Evolving Ofsted’s role in the system
This is why I think it’s so important that we re-shape Ofsted’s role in our system. We need to help parents, schools, and policy makers with information that is not just about exam results, but is about how those results are achieved.
A parent should be able to look at a league table and see that some schools have great results but a less favourable Ofsted report, or less good results but an outstanding grade from Ofsted because the substance of what they are doing and the integrity with which they are doing it are there.
School leaders should have productive professional development conversations with inspectors that leave them feeling energised about how to improve their school, rather than sessions with consultants about how to increase their Progress 8 score.

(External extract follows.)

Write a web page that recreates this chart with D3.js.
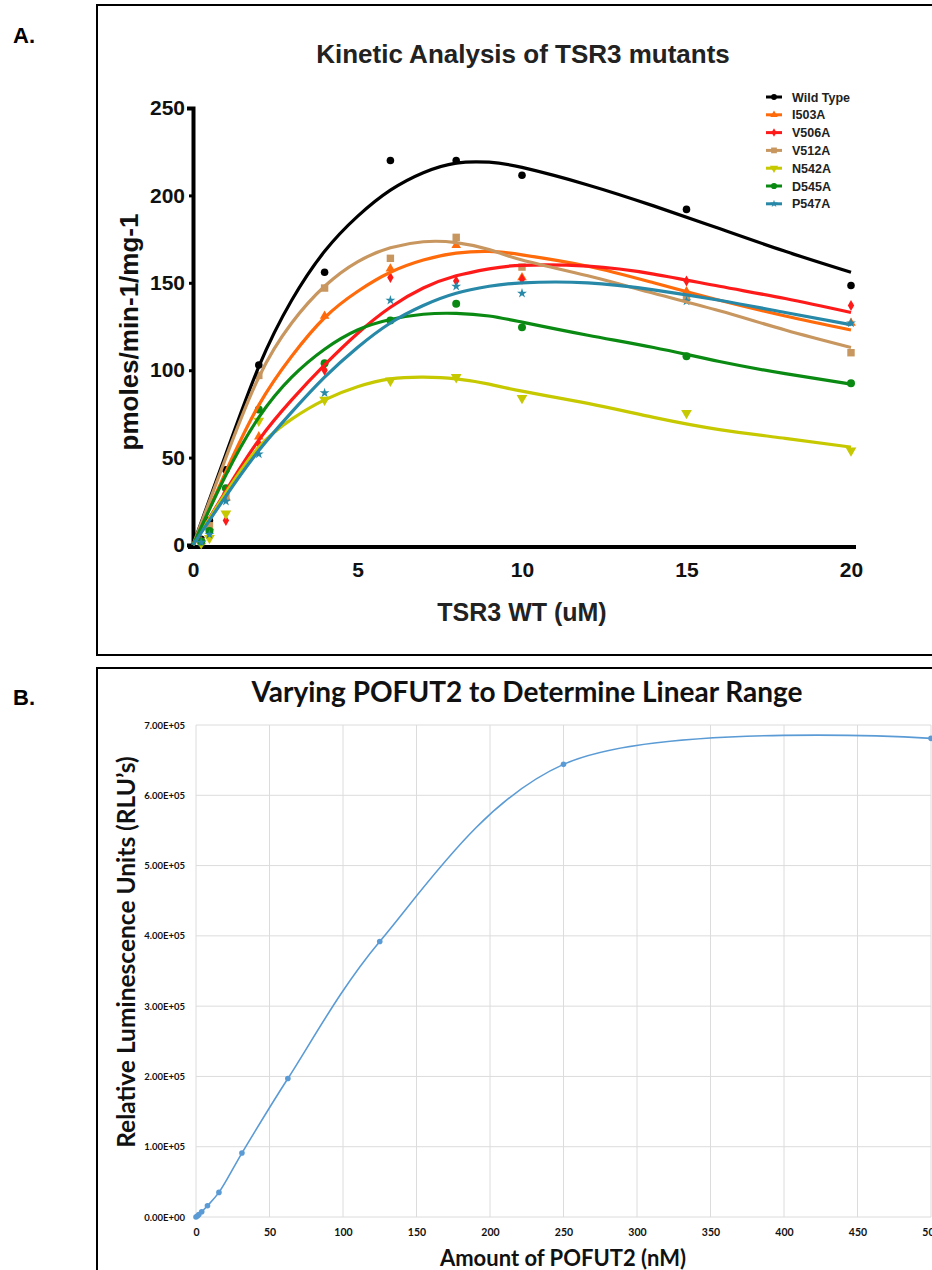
<!DOCTYPE html>
<html>
<head>
<meta charset="utf-8">
<script src="https://cdn.jsdelivr.net/npm/d3@7"></script>
<style>
  html, body { margin: 0; padding: 0; background: #fff; }
  svg { display: block; }
</style>
</head>
<body>
<svg id="chart" width="932" height="1270"></svg>
<script>
// ---------------- Panel A data ----------------
const kinX = [0.25, 0.5, 1, 2, 4, 6, 8, 10, 15, 20];
const seriesNames = ["Wild Type", "I503A", "V506A", "V512A", "N542A", "D545A", "P547A"];
const wildType = [3.3, 14, 43, 103, 156, 220, 220, 211.5, 192, 148.5];
const i503a    = [2, 10, 27, 62, 131, 158, 171.5, 153, 145, 127];
const v506a    = [1.5, 5, 14, 58, 100, 153, 151, 152, 151, 137];
const v512a    = [2, 11, 28, 97, 147, 164, 176, 159, 142, 110];
const n542a    = [1, 4, 18, 71, 83, 94, 96, 84, 75.5, 54];
const d545a    = [2, 8, 32.5, 77.5, 104, 128.5, 138, 124.5, 108, 92.5];
const p547a    = [1.5, 6, 25, 52, 87, 140, 148, 144, 139.5, 127];

// fitted curves
const fitX        = [0, 1, 2, 3, 4, 5, 6, 7, 8, 9, 10, 12, 14, 16, 18, 20];
const fitWildType = [0, 52, 102, 140, 168, 188, 203, 213, 218.5, 219, 216, 206, 194, 181, 168, 156];
const fitI503A    = [0, 42, 80, 108, 130, 145, 156, 163, 167, 168, 166, 159.5, 150, 140, 131, 123];
const fitV506A    = [0, 31, 60, 83, 103, 121, 136, 147, 154, 158, 160, 159.5, 155, 148, 141, 133];
const fitV512A    = [0, 50, 96, 127, 148, 162, 170, 173.5, 173, 169, 163, 154, 144, 134, 123, 113];
const fitN542A    = [0, 30, 56, 72, 83, 90.5, 95, 96, 95, 92, 88, 81, 73, 66, 61, 56];
const fitD545A    = [0, 40, 73, 96, 112, 123, 129, 132, 132.5, 131, 127.5, 120, 113, 105, 98, 92];
const fitP547A    = [0, 28, 54, 76, 96, 113, 127, 137, 144, 148, 150, 150, 146, 140, 133, 126];

const kinTicksX = [0, 5, 10, 15, 20];
const kinTicksY = [0, 50, 100, 150, 200, 250];

// ---------------- Panel B data ----------------
const pofX = [0, 0.98, 1.95, 3.9, 7.8, 15.6, 31.25, 62.5, 125, 250, 500];
const pofY = [0, 1500, 3500, 7500, 16000, 35000, 91000, 197000, 392000, 644000, 681000];
const pofTicksX = [0, 50, 100, 150, 200, 250, 300, 350, 400, 450, 500];
const pofTicksY = [0, 100000, 200000, 300000, 400000, 500000, 600000, 700000];

// ---------------- styles ----------------
const colors = ["#000000", "#ff6a0a", "#ff1a1a", "#c8965f", "#c6c800", "#0a8a12", "#2788a8"];
const symbols = [d3.symbolCircle, d3.symbolTriangle, d3.symbolDiamond, d3.symbolSquare, d3.symbolTriangle, d3.symbolCircle, d3.symbolStar];
const symRot = [0, 0, 0, 0, 180, 0, 0];
const symSize = [45, 40, 35, 55, 50, 50, 30];
const pointSets = [wildType, i503a, v506a, v512a, n542a, d545a, p547a];
const fitSets = [fitWildType, fitI503A, fitV506A, fitV512A, fitN542A, fitD545A, fitP547A];

const svg = d3.select("#chart");
svg.append("rect").attr("width", 932).attr("height", 1270).attr("fill", "#fff");

const arial = "'Liberation Sans', Arial, sans-serif";
const cal = "Lato, 'Open Sans', sans-serif";

// ===== Panel A =====
svg.append("text").attr("x", 13).attr("y", 43).text("A.")
  .attr("font-family", arial).attr("font-weight", "bold").attr("font-size", 22);
svg.append("rect").attr("x", 97).attr("y", 5).attr("width", 840).attr("height", 650)
  .attr("fill", "none").attr("stroke", "#000").attr("stroke-width", 2);

const xA = d3.scaleLinear().domain([0, 20]).range([193, 851]);
const yA = d3.scaleLinear().domain([0, 250]).range([545, 108]);

svg.append("text").attr("x", 523).attr("y", 63).attr("text-anchor", "middle")
  .attr("font-family", arial).attr("font-weight", "bold").attr("font-size", 26)
  .attr("fill", "#222").text("Kinetic Analysis of TSR3 mutants");

const gyA = svg.append("g").attr("transform", "translate(193,0)")
  .call(d3.axisLeft(yA).tickValues(kinTicksY).tickSizeOuter(0).tickSize(4).tickPadding(4));
gyA.select(".domain").attr("stroke", "#000").attr("stroke-width", 4).attr("stroke-linecap", "square");
gyA.selectAll(".tick line").attr("stroke", "#000").attr("stroke-width", 3);
gyA.selectAll("text").attr("font-family", arial).attr("font-weight", "bold").attr("font-size", 21).attr("fill", "#111");

const gxA = svg.append("g").attr("transform", "translate(0,547)")
  .call(d3.axisBottom(xA).tickValues(kinTicksX).tickSizeOuter(0).tickSize(0).tickPadding(15));
gxA.select(".domain").attr("stroke", "#000").attr("stroke-width", 4).attr("stroke-linecap", "square")
  .attr("d", `M${xA(0) - 3},0H${xA(20) + 3}`);
gxA.selectAll("text").attr("font-family", arial).attr("font-weight", "bold").attr("font-size", 21).attr("fill", "#111");

svg.append("text").attr("x", 522).attr("y", 621).attr("text-anchor", "middle")
  .attr("font-family", arial).attr("font-weight", "bold").attr("font-size", 25)
  .attr("fill", "#222").text("TSR3 WT (uM)");
svg.append("text").attr("transform", "translate(138,332) rotate(-90)").attr("text-anchor", "middle")
  .attr("font-family", arial).attr("font-weight", "bold").attr("font-size", 26)
  .attr("fill", "#111").text("pmoles/min-1/mg-1");

const lineA = d3.line().curve(d3.curveNatural)
  .x(d => xA(d[0])).y(d => yA(d[1]));

const plotA = svg.append("g");
// points first
seriesNames.forEach((name, i) => {
  const sym = d3.symbol().type(symbols[i]).size(symSize[i]);
  plotA.append("g").selectAll("path").data(kinX.map((x, j) => [x, pointSets[i][j]]))
    .join("path")
    .attr("d", sym)
    .attr("transform", d => `translate(${xA(d[0])},${yA(d[1])}) rotate(${symRot[i]})`)
    .attr("fill", colors[i]);
});
// fitted lines
seriesNames.forEach((name, i) => {
  plotA.append("path").datum(fitX.map((x, j) => [x, fitSets[i][j]]))
    .attr("d", lineA).attr("fill", "none").attr("stroke", colors[i])
    .attr("stroke-width", 3.2).attr("stroke-linejoin", "round");
});

// legend
const legA = svg.append("g");
seriesNames.forEach((name, i) => {
  const yy = 97 + i * 17.8;
  legA.append("line").attr("x1", 766).attr("x2", 782).attr("y1", yy).attr("y2", yy)
    .attr("stroke", colors[i]).attr("stroke-width", 3);
  legA.append("path").attr("d", d3.symbol().type(symbols[i]).size(symSize[i] * 0.6))
    .attr("transform", `translate(774,${yy}) rotate(${symRot[i]})`).attr("fill", colors[i]);
  legA.append("text").attr("x", 792).attr("y", yy + 4.5).text(name)
    .attr("font-family", arial).attr("font-weight", "bold").attr("font-size", 12.5).attr("fill", "#222");
});

// ===== Panel B =====
svg.append("text").attr("x", 13).attr("y", 705).text("B.")
  .attr("font-family", arial).attr("font-weight", "bold").attr("font-size", 22);
svg.append("rect").attr("x", 97).attr("y", 668).attr("width", 840).attr("height", 610)
  .attr("fill", "none").attr("stroke", "#000").attr("stroke-width", 2);

const xB = d3.scaleLinear().domain([0, 500]).range([196, 931]);
const yB = d3.scaleLinear().domain([0, 700000]).range([1217, 725]);

const grid = svg.append("g");
grid.selectAll("line.v").data(pofTicksX).join("line").attr("class", "v")
  .attr("x1", d => xB(d)).attr("x2", d => xB(d)).attr("y1", yB(700000)).attr("y2", yB(0))
  .attr("stroke", "#dcdcdc").attr("stroke-width", 1);
grid.selectAll("line.h").data(pofTicksY).join("line").attr("class", "h")
  .attr("x1", xB(0)).attr("x2", xB(500)).attr("y1", d => yB(d)).attr("y2", d => yB(d))
  .attr("stroke", "#dcdcdc").attr("stroke-width", 1);

const gyB = svg.append("g").attr("transform", `translate(${xB(0)},0)`)
  .call(d3.axisLeft(yB).tickValues(pofTicksY).tickSize(0).tickPadding(11)
    .tickFormat(d => d === 0 ? "0.00E+00" : (d / 100000).toFixed(2) + "E+05"));
gyB.select(".domain").remove();
gyB.selectAll("text").attr("font-family", cal).attr("font-weight", "bold").attr("font-size", 9.5).attr("fill", "#111");

const gxB = svg.append("g").attr("transform", `translate(0,${yB(0)})`)
  .call(d3.axisBottom(xB).tickValues(pofTicksX).tickSize(0).tickPadding(12));
gxB.select(".domain").remove();
gxB.selectAll("text").attr("font-family", cal).attr("font-weight", "bold").attr("font-size", 10.5).attr("fill", "#111");

svg.append("text").attr("x", 527).attr("y", 702).attr("text-anchor", "middle")
  .attr("font-family", cal).attr("font-weight", "bold").attr("font-size", 28)
  .attr("fill", "#111").text("Varying POFUT2 to Determine Linear Range");
svg.append("text").attr("x", 563).attr("y", 1266).attr("text-anchor", "middle")
  .attr("font-family", cal).attr("font-weight", "bold").attr("font-size", 22)
  .attr("fill", "#111").text("Amount of POFUT2 (nM)");
svg.append("text").attr("transform", "translate(135,952) rotate(-90)").attr("text-anchor", "middle")
  .attr("font-family", cal).attr("font-weight", "bold").attr("font-size", 24.5)
  .attr("fill", "#111").text("Relative Luminescence Units (RLU\u2019s)");

const lineB = d3.line().curve(d3.curveCatmullRom.alpha(0.5))
  .x(d => xB(d[0])).y(d => yB(d[1]));
const dataB = pofX.map((x, i) => [x, pofY[i]]);
svg.append("path").datum(dataB).attr("d", lineB).attr("fill", "none")
  .attr("stroke", "#5b9bd5").attr("stroke-width", 1.6);
svg.append("g").selectAll("circle").data(dataB).join("circle")
  .attr("cx", d => xB(d[0])).attr("cy", d => yB(d[1])).attr("r", 2.8).attr("fill", "#5b9bd5");
</script>
</body>
</html>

And government should be able to distinguish between the quality of the system in terms of data, and the quality in terms of substance. We need that balance in the accountability system.
The value of our role
That’s what makes inspection a valid process. It’s what makes it different from other bits of the system, and it’s where the value lies.
We could reduce inspection to a series of tick boxes based on easily measurable and observable aspects. We could simply check that a school is safe and is fulfilling its statutory duties and then let it get on with it, with only the exam results to show quality.
As well as the distorting effect of relying so heavily on data that leads to teaching to the test, curriculum narrowing and ‘maladministration’, this gives parents no independent sense of what it’s like for their child to go to that school, gives school leaders no sense of professional development from a collaborative inspection visit, and gives government no sense of quality beyond data.
I think we can do better than that, for children, and that’s the role I want Ofsted to play.